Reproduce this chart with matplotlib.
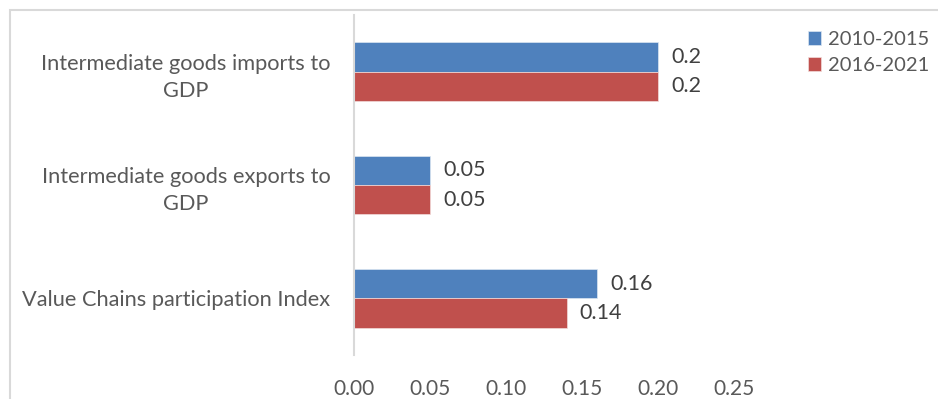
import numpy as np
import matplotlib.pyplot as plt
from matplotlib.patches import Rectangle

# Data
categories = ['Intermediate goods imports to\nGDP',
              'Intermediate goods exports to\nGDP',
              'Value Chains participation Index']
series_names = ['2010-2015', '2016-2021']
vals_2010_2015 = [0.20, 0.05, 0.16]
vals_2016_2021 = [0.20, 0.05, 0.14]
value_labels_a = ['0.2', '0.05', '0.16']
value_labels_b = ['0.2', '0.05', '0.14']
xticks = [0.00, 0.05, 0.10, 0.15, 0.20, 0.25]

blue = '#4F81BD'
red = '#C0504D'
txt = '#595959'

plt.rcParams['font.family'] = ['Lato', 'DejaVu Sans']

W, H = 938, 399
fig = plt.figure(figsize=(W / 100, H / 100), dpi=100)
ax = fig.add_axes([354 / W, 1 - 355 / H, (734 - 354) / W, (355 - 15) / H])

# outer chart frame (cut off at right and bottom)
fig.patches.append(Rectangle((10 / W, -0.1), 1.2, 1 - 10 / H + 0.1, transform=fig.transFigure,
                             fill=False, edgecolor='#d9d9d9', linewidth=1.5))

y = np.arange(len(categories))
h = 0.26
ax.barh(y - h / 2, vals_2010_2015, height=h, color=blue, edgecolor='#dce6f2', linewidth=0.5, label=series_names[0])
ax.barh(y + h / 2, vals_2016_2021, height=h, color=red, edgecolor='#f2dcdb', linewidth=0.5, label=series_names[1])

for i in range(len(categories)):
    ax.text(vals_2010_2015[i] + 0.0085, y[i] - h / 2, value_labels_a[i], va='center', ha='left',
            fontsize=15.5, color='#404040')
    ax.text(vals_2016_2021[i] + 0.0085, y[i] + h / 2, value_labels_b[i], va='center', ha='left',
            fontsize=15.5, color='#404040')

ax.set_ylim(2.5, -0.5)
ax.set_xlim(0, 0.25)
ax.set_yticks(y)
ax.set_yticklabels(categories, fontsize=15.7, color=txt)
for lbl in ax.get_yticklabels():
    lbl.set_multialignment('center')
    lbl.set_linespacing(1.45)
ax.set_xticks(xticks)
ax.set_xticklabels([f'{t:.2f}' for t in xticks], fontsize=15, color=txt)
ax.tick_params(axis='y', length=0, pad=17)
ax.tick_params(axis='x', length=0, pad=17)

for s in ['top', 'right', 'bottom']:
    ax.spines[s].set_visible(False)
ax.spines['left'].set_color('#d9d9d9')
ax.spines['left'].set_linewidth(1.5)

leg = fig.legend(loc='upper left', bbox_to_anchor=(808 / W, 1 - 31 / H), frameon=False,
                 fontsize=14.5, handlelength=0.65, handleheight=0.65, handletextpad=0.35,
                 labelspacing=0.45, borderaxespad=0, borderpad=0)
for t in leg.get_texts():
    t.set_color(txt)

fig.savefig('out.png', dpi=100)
━━━━
Give an exact reproduction of every line, leaving out any picture.

RESPONSE TO THIS EXERCISE
Reproduce this chart with matplotlib.
import numpy as np
import matplotlib.pyplot as plt
from matplotlib.patches import Rectangle

# Data
categories = ['Intermediate goods imports to\nGDP',
              'Intermediate goods exports to\nGDP',
              'Value Chains participation Index']
series_names = ['2010-2015', '2016-2021']
vals_2010_2015 = [0.20, 0.05, 0.16]
vals_2016_2021 = [0.20, 0.05, 0.14]
value_labels_a = ['0.2', '0.05', '0.16']
value_labels_b = ['0.2', '0.05', '0.14']
xticks = [0.00, 0.05, 0.10, 0.15, 0.20, 0.25]

blue = '#4F81BD'
red = '#C0504D'
txt = '#595959'

plt.rcParams['font.family'] = ['Lato', 'DejaVu Sans']

W, H = 938, 399
fig = plt.figure(figsize=(W / 100, H / 100), dpi=100)
ax = fig.add_axes([354 / W, 1 - 355 / H, (734 - 354) / W, (355 - 15) / H])

# outer chart frame (cut off at right and bottom)
fig.patches.append(Rectangle((10 / W, -0.1), 1.2, 1 - 10 / H + 0.1, transform=fig.transFigure,
                             fill=False, edgecolor='#d9d9d9', linewidth=1.5))

y = np.arange(len(categories))
h = 0.26
ax.barh(y - h / 2, vals_2010_2015, height=h, color=blue, edgecolor='#dce6f2', linewidth=0.5, label=series_names[0])
ax.barh(y + h / 2, vals_2016_2021, height=h, color=red, edgecolor='#f2dcdb', linewidth=0.5, label=series_names[1])

for i in range(len(categories)):
    ax.text(vals_2010_2015[i] + 0.0085, y[i] - h / 2, value_labels_a[i], va='center', ha='left',
            fontsize=15.5, color='#404040')
    ax.text(vals_2016_2021[i] + 0.0085, y[i] + h / 2, value_labels_b[i], va='center', ha='left',
            fontsize=15.5, color='#404040')

ax.set_ylim(2.5, -0.5)
ax.set_xlim(0, 0.25)
ax.set_yticks(y)
ax.set_yticklabels(categories, fontsize=15.7, color=txt)
for lbl in ax.get_yticklabels():
    lbl.set_multialignment('center')
    lbl.set_linespacing(1.45)
ax.set_xticks(xticks)
ax.set_xticklabels([f'{t:.2f}' for t in xticks], fontsize=15, color=txt)
ax.tick_params(axis='y', length=0, pad=17)
ax.tick_params(axis='x', length=0, pad=17)

for s in ['top', 'right', 'bottom']:
    ax.spines[s].set_visible(False)
ax.spines['left'].set_color('#d9d9d9')
ax.spines['left'].set_linewidth(1.5)

leg = fig.legend(loc='upper left', bbox_to_anchor=(808 / W, 1 - 31 / H), frameon=False,
                 fontsize=14.5, handlelength=0.65, handleheight=0.65, handletextpad=0.35,
                 labelspacing=0.45, borderaxespad=0, borderpad=0)
for t in leg.get_texts():
    t.set_color(txt)

fig.savefig('out.png', dpi=100)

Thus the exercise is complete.